Однако главный неприятель и супротивник «блаженного Анатолия» обретается не на земле, а на небеси. Это сам Господь Бог, со всеми святыми Его, со всеми боговдохновенными писаниями и преданиями, со всеми религиозными верованиями и сектами. Это в Луначарском давнее и твердое. Он вошел в XX век неофитом воинствующего атеизма и остался на всю жизнь ярым его фанатиком — в литературе, политике, частной жизни. На посту наркомпроса он сыграл руководящую роль в развращении подсоветской молодежи пропагандою безбожия и отрицания «буржуазной» морали. Однако под его покровительством пропаганда эта стремительно преуспела до таких кощунственных свинств, что в конце концов он и сам оторопел и ужаснулся: запротестовал было, что надо «легче на поворотах». Но было уже поздно.
Выше я помянул добром хлопоты Луначарского за интеллигентов, гонимых советской властью. Справедливость требует еще прибавить, что хлопоты эти никогда не сопровождались тою грубо раздутою рекламою, какая была неизменною спутницею подобных же услуг (чаще, впрочем, лишь «благих намерений») М. Горького. Не были они и корыстны. Впоследствии, когда Луначарский на посту всероссийского театрального диктатора окружился феями кулис, вокруг него развилось чудовищное взяточничество и казнокрадство. Власть не по характеру, деятельность не по разуму, сластолюбивые соблазны и рекою хлынувшие вместе с властью деньги погубили слабовольного человека. Чуть не спартанец в юности к старости обратился в изнеженного сибарита. На устах — пролетарские речи, быт — барича и распущенного сноба.

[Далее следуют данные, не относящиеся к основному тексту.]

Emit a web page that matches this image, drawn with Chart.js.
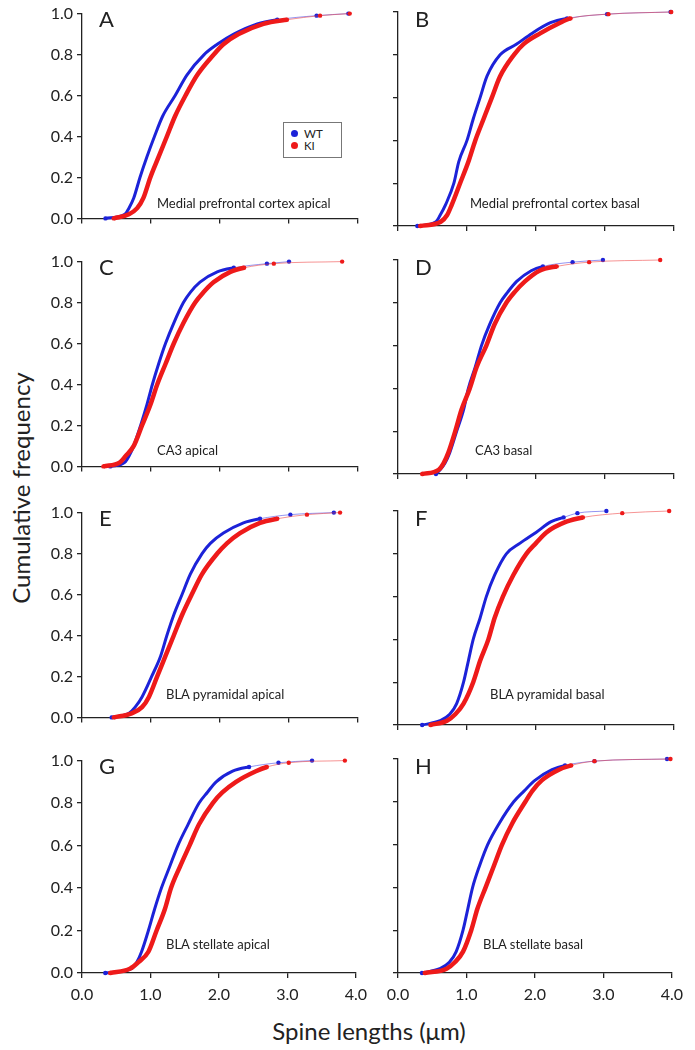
<!DOCTYPE html>
<html>
<head>
<meta charset="utf-8">
<script src="https://cdn.jsdelivr.net/npm/chart.js@4.4.0/dist/chart.umd.min.js"></script>
<style>
  html, body { margin: 0; padding: 0; background: #fff; }
  #page { position: relative; width: 695px; height: 1050px; overflow: hidden;
          font-family: Lato, 'Open Sans', sans-serif; color: #222; }
  canvas.panel { position: absolute; }
  .letter { position: absolute; font-size: 22px; line-height: 1; }
  .note { position: absolute; font-size: 13px; line-height: 1; white-space: nowrap; transform: translateY(-50%); }
  .legend { position: absolute; left: 283px; top: 122px; width: 57px; height: 34px;
            border: 1px solid #777; font-size: 11.5px; background: #fff; }
  .legend div { position: absolute; left: 20px; line-height: 1; }
  .legend span { position: absolute; left: -13px; top: 2px; width: 7px; height: 7px; border-radius: 50%; }
  #ytitle { position: absolute; left: 20px; top: 488px; font-size: 24px; white-space: nowrap;
            transform: translate(-50%, -50%) rotate(-90deg); }
  #xtitle { position: absolute; left: 369px; top: 1016px; font-size: 24px; white-space: nowrap;
            transform: translateX(-50%); }
</style>
</head>
<body>
<div id="page">
  <div id="ytitle">Cumulative frequency</div>
  <div id="xtitle">Spine lengths (μm)</div>
</div>
<script>
const FREQ = [0, 0.02, 0.05, 0.1, 0.2, 0.3, 0.4, 0.5, 0.6, 0.7, 0.8, 0.85, 0.9, 0.95, 0.97, 0.99, 1.0];

// spine length (um) at which each curve reaches the FREQ level above
const A_WT = [0.34, 0.62, 0.68, 0.75, 0.84, 0.94, 1.05, 1.17, 1.35, 1.52, 1.77, 1.96, 2.20, 2.54, 2.83, 3.40, 3.86];
const A_KI = [0.46, 0.68, 0.80, 0.89, 0.99, 1.11, 1.23, 1.35, 1.50, 1.67, 1.91, 2.05, 2.27, 2.63, 2.97, 3.45, 3.88];
const B_WT = [0.28, 0.55, 0.61, 0.69, 0.81, 0.88, 1.00, 1.09, 1.19, 1.29, 1.48, 1.72, 1.94, 2.21, 2.45, 3.03, 3.95];
const B_KI = [0.32, 0.62, 0.71, 0.78, 0.90, 1.02, 1.12, 1.24, 1.36, 1.48, 1.68, 1.82, 2.06, 2.35, 2.50, 3.05, 3.96];
const C_WT = [0.41, 0.62, 0.68, 0.75, 0.85, 0.94, 1.02, 1.11, 1.21, 1.33, 1.47, 1.57, 1.71, 1.96, 2.20, 2.68, 3.00];
const C_KI = [0.31, 0.55, 0.63, 0.75, 0.87, 0.99, 1.09, 1.21, 1.33, 1.47, 1.64, 1.76, 1.91, 2.15, 2.35, 2.78, 3.77];
const D_WT = [0.55, 0.61, 0.68, 0.75, 0.85, 0.95, 1.02, 1.12, 1.21, 1.33, 1.48, 1.59, 1.72, 1.93, 2.10, 2.53, 2.97];
const D_KI = [0.35, 0.59, 0.66, 0.73, 0.83, 0.92, 1.04, 1.14, 1.28, 1.40, 1.57, 1.69, 1.84, 2.05, 2.30, 2.77, 3.80];
const E_WT = [0.43, 0.68, 0.77, 0.87, 1.01, 1.14, 1.23, 1.33, 1.45, 1.57, 1.74, 1.86, 2.05, 2.34, 2.58, 3.02, 3.65];
const E_KI = [0.46, 0.72, 0.87, 0.97, 1.09, 1.21, 1.33, 1.45, 1.59, 1.74, 1.96, 2.10, 2.29, 2.58, 2.83, 3.26, 3.74];
const F_WT = [0.35, 0.61, 0.75, 0.85, 0.95, 1.02, 1.09, 1.19, 1.28, 1.40, 1.57, 1.77, 2.00, 2.22, 2.40, 2.60, 3.02];
const F_KI = [0.47, 0.71, 0.83, 0.95, 1.09, 1.19, 1.31, 1.40, 1.52, 1.67, 1.86, 2.00, 2.15, 2.44, 2.68, 3.25, 3.93];
const G_WT = [0.34, 0.72, 0.80, 0.87, 0.97, 1.06, 1.16, 1.28, 1.40, 1.55, 1.71, 1.83, 1.96, 2.20, 2.44, 2.87, 3.36];
const G_KI = [0.41, 0.70, 0.82, 0.97, 1.09, 1.21, 1.30, 1.43, 1.57, 1.71, 1.91, 2.05, 2.25, 2.54, 2.70, 3.02, 3.84];
const H_WT = [0.35, 0.61, 0.75, 0.85, 0.95, 1.02, 1.09, 1.19, 1.31, 1.48, 1.69, 1.84, 2.00, 2.25, 2.44, 2.87, 3.93];
const H_KI = [0.39, 0.71, 0.83, 0.95, 1.07, 1.16, 1.28, 1.40, 1.52, 1.67, 1.86, 1.96, 2.10, 2.35, 2.53, 2.87, 3.98];

const PANEL_LETTERS = ['A', 'B', 'C', 'D', 'E', 'F', 'G', 'H'];
const PANEL_NOTES = ['Medial prefrontal cortex apical', 'Medial prefrontal cortex basal',
                     'CA3 apical', 'CA3 basal',
                     'BLA pyramidal apical', 'BLA pyramidal basal',
                     'BLA stellate apical', 'BLA stellate basal'];
const SERIES_NAMES = ['WT', 'KI'];
const X_TICKS = [0, 1, 2, 3, 4];
const Y_TICKS = [0, 0.2, 0.4, 0.6, 0.8, 1.0];

const WT = [A_WT, B_WT, C_WT, D_WT, E_WT, F_WT, G_WT, H_WT];
const KI = [A_KI, B_KI, C_KI, D_KI, E_KI, F_KI, G_KI, H_KI];

// --- layout (px) ---
const ROW_TOP = [12, 260, 511, 759];
const PLOT_H = 214;
const COL_LEFT = [82, 398];
const PLOT_W = 276;
const Y_AXIS_W = 82;
const PAD_TOP = 12, PAD_RIGHT = 16;
const NOTE_POS = [[157, 203], [470, 203], [157, 450], [475, 450], [166, 694], [490, 694], [166, 944], [483, 944]];

const BLUE = '#1c22d8';
const RED = '#ee1a1a';
const FONT = 'Lato, "Open Sans", sans-serif';
const TAIL_FROM = 0.97; // above this the measurements get sparse

const page = document.getElementById('page');

function curve(xs) {
    return FREQ.map((f, i) => ({ x: xs[i], y: f }));
}

function makeDataset(name, xs, color, thinColor, width) {
    return {
        label: name,
        data: curve(xs),
        showLine: true,
        borderColor: color,
        backgroundColor: color,
        borderWidth: width,
        cubicInterpolationMode: 'monotone',
        clip: false,
        pointRadius: ctx => (ctx.raw && (ctx.raw.y >= TAIL_FROM || ctx.raw.y === 0) ? 2.2 : 0),
        pointBorderWidth: 0,
        segment: {
            // sparse tail of the distribution: thin connecting line between dots
            borderWidth: c => (c.p0.parsed.y >= TAIL_FROM ? 1 : undefined),
            borderColor: c => (c.p0.parsed.y >= TAIL_FROM ? thinColor : undefined)
        }
    };
}

function makePanel(i) {
    const row = Math.floor(i / 2), col = i % 2;
    const bottomRow = row === 3;
    const xAxisH = bottomRow ? 34 : 6;

    const canvas = document.createElement('canvas');
    canvas.className = 'panel';
    const w = Y_AXIS_W + PLOT_W + PAD_RIGHT;
    const h = PAD_TOP + PLOT_H + xAxisH;
    canvas.width = w;
    canvas.height = h;
    canvas.style.left = (COL_LEFT[col] - Y_AXIS_W) + 'px';
    canvas.style.top = (ROW_TOP[row] - PAD_TOP) + 'px';
    canvas.style.width = w + 'px';
    canvas.style.height = h + 'px';
    page.appendChild(canvas);

    const axisLine = { display: true, color: '#222', width: 1.3 };
    const tickMarks = { drawOnChartArea: false, drawTicks: true, tickLength: 5, color: '#222', lineWidth: 1.3 };

    new Chart(canvas, {
        type: 'scatter',
        data: {
            datasets: [
                makeDataset(SERIES_NAMES[1], KI[i], RED, 'rgba(238,60,60,0.55)', 4.5),
                makeDataset(SERIES_NAMES[0], WT[i], BLUE, 'rgba(60,60,230,0.55)', 3)
            ]
        },
        options: {
            responsive: false,
            animation: false,
            devicePixelRatio: 1,
            layout: { padding: { top: PAD_TOP, right: PAD_RIGHT, left: 0, bottom: 0 } },
            plugins: { legend: { display: false }, tooltip: { enabled: false } },
            scales: {
                x: {
                    type: 'linear', min: 0, max: 4,
                    border: axisLine,
                    grid: tickMarks,
                    afterBuildTicks: s => { s.ticks = X_TICKS.map(v => ({ value: v })); },
                    afterFit: s => { s.height = xAxisH; },
                    ticks: {
                        display: bottomRow,
                        padding: 7,
                        color: '#222',
                        font: { family: FONT, size: 16 },
                        callback: v => v.toFixed(1)
                    }
                },
                y: {
                    type: 'linear', min: 0, max: 1,
                    border: axisLine,
                    grid: tickMarks,
                    afterBuildTicks: s => { s.ticks = Y_TICKS.map(v => ({ value: v })); },
                    afterFit: s => { s.width = Y_AXIS_W; },
                    ticks: {
                        display: col === 0,
                        padding: 4,
                        color: '#222',
                        font: { family: FONT, size: 16 },
                        callback: v => v.toFixed(1)
                    }
                }
            }
        }
    });

    const letter = document.createElement('div');
    letter.className = 'letter';
    letter.textContent = PANEL_LETTERS[i];
    letter.style.left = (col === 0 ? 99 : 415) + 'px';
    letter.style.top = (ROW_TOP[row] - 4) + 'px';
    page.appendChild(letter);

    const note = document.createElement('div');
    note.className = 'note';
    note.textContent = PANEL_NOTES[i];
    note.style.left = NOTE_POS[i][0] + 'px';
    note.style.top = NOTE_POS[i][1] + 'px';
    page.appendChild(note);
}

for (let i = 0; i < 8; i++) makePanel(i);

// legend of panel A
const legend = document.createElement('div');
legend.className = 'legend';
legend.innerHTML =
    '<div style="top:5px"><span style="background:' + BLUE + '"></span>' + SERIES_NAMES[0] + '</div>' +
    '<div style="top:17px"><span style="background:' + RED + '"></span>' + SERIES_NAMES[1] + '</div>';
page.appendChild(legend);
</script>
</body>
</html>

Жена–студентка давно исчезла в пространстве. Впрочем, и она пошла торною дорогою тех же искушений от лукавого. Еще в первый год революции, управляя детским приютом Царского Села, прославилась присвоением мехов и драгоценностей из гардероба императрицы Александры Федоровны.
Советская свобода брака и развода открыла Луначарскому возможность перелетать от супружества к супружеству с легкостью мотылька, а веселые нравы театрального мирка, в котором он владычествовал, конечно, весьма способствовали его матримониальной подвижности. Последнею его супругою была актриса Розенель, европейски прославившаяся как обладательница самых ценных мехов в Москве. Почему–то бог Гименей приводил к Луначарскому избранниц его многолюбивого сердца всякий раз в драгоценной шубе с чьего–либо плеча!